Exercise description: Copy out all lines in the data below containing the string "that".

Records provided:
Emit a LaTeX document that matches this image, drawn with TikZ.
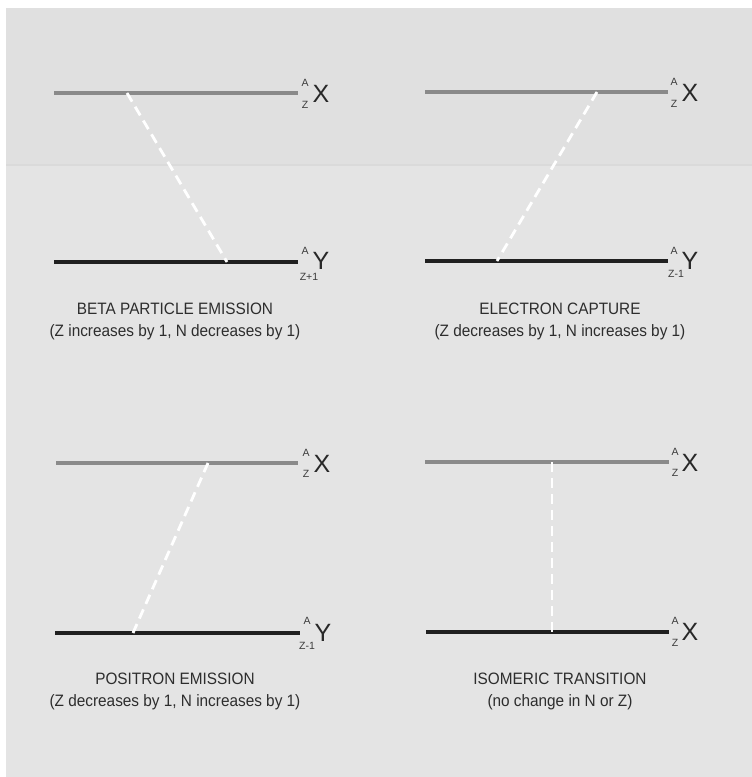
\documentclass[tikz,border=0pt]{standalone}
\usepackage{fontspec}
\setmainfont{Liberation Sans}
\newfontfamily\captfont[FakeStretch=0.93]{Liberation Sans}
\begin{document}
\begin{tikzpicture}[x=1pt,y=-1pt,
  toplevel/.style={draw={rgb,255:red,138;green,138;blue,138}, line width=3.2pt},
  botlevel/.style={draw={rgb,255:red,32;green,32;blue,32}, line width=3.5pt},
  decay/.style={draw=white, line width=2.8pt, dash pattern=on 10pt off 6pt},
  big/.style={inner sep=0pt, font=\fontsize{25}{25}\selectfont, text={rgb,255:red,40;green,40;blue,40}},
  small/.style={inner sep=0pt, font=\fontsize{10.5}{10.5}\selectfont, text={rgb,255:red,60;green,60;blue,60}},
  capt/.style={inner sep=0pt, align=center, font=\captfont\fontsize{16.5}{22}\selectfont, text={rgb,255:red,45;green,45;blue,45}}
]
\definecolor{bg}{RGB}{228,228,228}
\definecolor{bgtop}{RGB}{224,224,224}
\useasboundingbox (0,0) rectangle (752,777);
\fill[white] (0,0) rectangle (752,777);
\fill[bg] (6,8) rectangle (752,777);
\fill[bgtop] (6,8) rectangle (752,165);
\draw[draw={rgb,255:red,218;green,218;blue,218}, line width=1.5pt] (6,165) -- (752,165);

% ---------- Panel 1: beta particle emission
\coordinate (a1) at (54,93);  \coordinate (a2) at (298,93);
\coordinate (b1) at (54,262); \coordinate (b2) at (298,262);
\coordinate (ad) at (127,93); \coordinate (bd) at (227,262);
\draw[toplevel] (a1) -- (a2);
\draw[botlevel] (b1) -- (b2);
\draw[decay] (ad) -- (bd);
\node[big] (aX) at (321,94) {X};
\node[small] (aA) at (305,83) {A};
\node[small] (aZ) at (305,105) {Z};
\node[big] (bY) at (321,261) {Y};
\node[small] (bA) at (305,251) {A};
\node[small] (bZ) at (309,277) {Z+1};
\node[capt] (c1) at (175,321) {BETA PARTICLE EMISSION\\(Z increases by 1, N decreases by 1)};

% ---------- Panel 2: electron capture
\coordinate (c1a) at (425,92);  \coordinate (c2a) at (668,92);
\coordinate (d1) at (425,261);  \coordinate (d2) at (668,261);
\coordinate (cd) at (597,92);   \coordinate (dd) at (497,261);
\draw[toplevel] (c1a) -- (c2a);
\draw[botlevel] (d1) -- (d2);
\draw[decay] (cd) -- (dd);
\node[big] (cX) at (690,93) {X};
\node[small] (cA) at (674,82) {A};
\node[small] (cZ) at (674,104) {Z};
\node[big] (dY) at (690,261) {Y};
\node[small] (dA) at (674,251) {A};
\node[small] (dZ) at (676,274) {Z-1};
\node[capt] (c2) at (560,321) {ELECTRON CAPTURE\\(Z decreases by 1, N increases by 1)};

% ---------- Panel 3: positron emission
\coordinate (e1) at (56,463);  \coordinate (e2) at (298,463);
\coordinate (f1) at (55,633);  \coordinate (f2) at (300,633);
\coordinate (ed) at (208,463); \coordinate (fd) at (133,633);
\draw[toplevel] (e1) -- (e2);
\draw[botlevel] (f1) -- (f2);
\draw[decay] (ed) -- (fd);
\node[big] (eX) at (322,464) {X};
\node[small] (eA) at (306,453) {A};
\node[small] (eZ) at (306,474) {Z};
\node[big] (fY) at (323,633) {Y};
\node[small] (fA) at (307,621) {A};
\node[small] (fZ) at (307,646) {Z-1};
\node[capt] (c3) at (175,691) {POSITRON EMISSION\\(Z decreases by 1, N increases by 1)};

% ---------- Panel 4: isomeric transition
\coordinate (g1) at (425,462);  \coordinate (g2) at (669,462);
\coordinate (h1) at (426,632);  \coordinate (h2) at (669,632);
\coordinate (gd) at (552,462);  \coordinate (hd) at (552,632);
\draw[toplevel] (g1) -- (g2);
\draw[botlevel] (h1) -- (h2);
\draw[decay] (gd) -- (hd);
\node[big] (gX) at (690,463) {X};
\node[small] (gA) at (675,452) {A};
\node[small] (gZ) at (675,473) {Z};
\node[big] (hX) at (690,632) {X};
\node[small] (hA) at (675,621) {A};
\node[small] (hZ) at (675,643) {Z};
\node[capt] (c4) at (560,691) {ISOMERIC TRANSITION\\(no change in N or Z)};
\end{tikzpicture}
\end{document}
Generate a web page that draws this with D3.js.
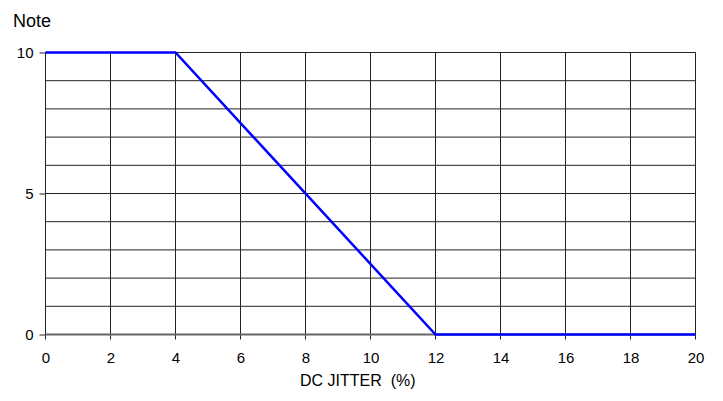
<!DOCTYPE html>
<html><head><meta charset="utf-8">
<script src="https://cdn.jsdelivr.net/npm/d3@7"></script>
<style>body{margin:0;background:#fff}svg{display:block}text{font-family:Arial,"Liberation Sans",sans-serif;fill:#000}</style>
</head><body><svg id="c" width="723" height="401"></svg>
<script>
const jitter = [0, 4, 12, 20];
const note = [10, 10, 0, 0];
const xTicks = [0,2,4,6,8,10,12,14,16,18,20];
const yTicks = [0,5,10];
const yGrid = [0,1,2,3,4,5,6,7,8,9,10];

const svg = d3.select("#c");
const x = d3.scaleLinear().domain([0,20]).range([45.5,695.5]);
const y = d3.scaleLinear().domain([0,10]).range([334.5,52.5]);
const FONT = "Arial, 'Liberation Sans', sans-serif";

// horizontal grid
svg.append("g").selectAll("line").data(yGrid.filter(d=>d>0)).join("line")
  .attr("x1",x(0)).attr("x2",x(20)).attr("y1",d=>y(d)).attr("y2",d=>y(d))
  .attr("stroke","#222").attr("stroke-width",1);
// vertical grid
svg.append("g").selectAll("line").data(xTicks.filter(d=>d>0)).join("line")
  .attr("x1",d=>x(d)).attr("x2",d=>x(d)).attr("y1",y(10)).attr("y2",y(0)+5)
  .attr("stroke","#222").attr("stroke-width",1);

// y axis
const ya = svg.append("g").attr("transform",`translate(${x(0)},0)`)
  .call(d3.axisLeft(y).tickValues(yTicks).tickSize(6).tickPadding(6).tickFormat(d3.format("d")));
ya.select(".domain").remove();
ya.append("line").attr("x1",0).attr("x2",0).attr("y1",y(10)).attr("y2",y(0)+5).attr("stroke","#222");
ya.selectAll(".tick line").attr("stroke","#222");
ya.selectAll("text").attr("font-size",15).attr("fill","#000").style("font-family",FONT);

// x axis
const xa = svg.append("g").attr("transform",`translate(0,${y(0)})`)
  .call(d3.axisBottom(x).tickValues(xTicks).tickSize(0).tickPadding(18).tickFormat(d3.format("d")));
xa.select(".domain").remove();
xa.selectAll("text").attr("font-size",15).attr("fill","#000").style("font-family",FONT);
svg.append("line").attr("x1",x(0)).attr("x2",x(20)).attr("y1",y(0)).attr("y2",y(0))
  .attr("stroke","#666").attr("stroke-width",2);

// data line
svg.append("path").datum(jitter.map((v,i)=>[v,note[i]]))
  .attr("d",d3.line().x(d=>x(d[0])).y(d=>y(d[1])))
  .attr("fill","none").attr("stroke","#0000ff").attr("stroke-width",2.5);

svg.append("text").attr("x",13).attr("y",27).attr("font-size",18).text("Note");
svg.append("text").attr("x",300).attr("y",386).attr("font-size",16)
  .attr("xml:space","preserve").style("white-space","pre").text("DC JITTER  (%)");
</script></body></html>
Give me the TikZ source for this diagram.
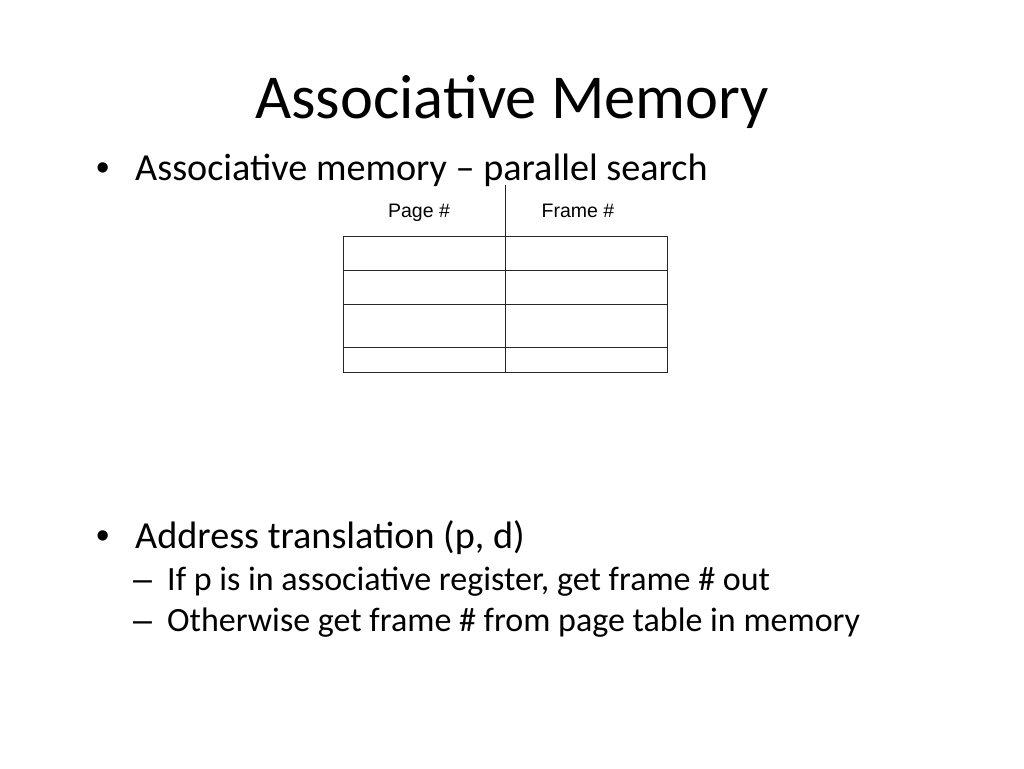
\documentclass[tikz,border=0pt]{standalone}
\usepackage{fontspec}
\setmainfont{Carlito}
\newfontfamily\arialf{Liberation Sans}
\begin{document}
\begin{tikzpicture}[x=1pt,y=-1pt,
  txt/.style={anchor=base west,inner sep=0pt,font=\fontsize{38.2}{44}\selectfont},
  sub/.style={anchor=base west,inner sep=0pt,font=\fontsize{34}{40}\selectfont},
  bul/.style={anchor=base west,inner sep=0pt,font=\arialf\fontsize{38}{44}\selectfont},
  dsh/.style={anchor=base west,inner sep=0pt,font=\arialf\fontsize{34}{40}\selectfont},
  lab/.style={anchor=base,inner sep=0pt,font=\arialf\fontsize{19.5}{23}\selectfont},
  grid/.style={line width=1pt,draw=black!85}]
\useasboundingbox[fill=white] (0,0) rectangle (1024,768);
\node[anchor=base,inner sep=0pt,font=\fontsize{62.5}{70}\selectfont] (title) at (512,118) {Associative Memory};
\node[bul] (b1) at (96,180) {•};
\node[txt] (t1) at (135,180) {Associative memory – parallel search};
\node[bul] (b2) at (96,548) {•};
\node[txt] (t2) at (135,548) {Address translation (p, d)};
\node[dsh] (d1) at (133,590) {–};
\node[sub] (s1) at (167,590) {If p is in associative register, get frame \# out};
\node[dsh] (d2) at (133,631) {–};
\node[sub] (s2) at (167,631) {Otherwise get frame \# from page table in memory};
\node[lab] (pg) at (419,217) {Page \#};
\node[lab] (fr) at (578,217) {Frame \#};
\coordinate (tl) at (343,236);
\coordinate (br) at (667,372);
\draw[grid] (tl) rectangle (br);
\draw[grid] (343,270) -- (667,270);
\draw[grid] (343,304) -- (667,304);
\draw[grid] (343,347) -- (667,347);
\draw[grid] (505,185) -- (505,372);
\end{tikzpicture}
\end{document}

Answer to this exercise:
Emit a LaTeX document that matches this image, drawn with TikZ.
Generate a web page that draws this with D3.js.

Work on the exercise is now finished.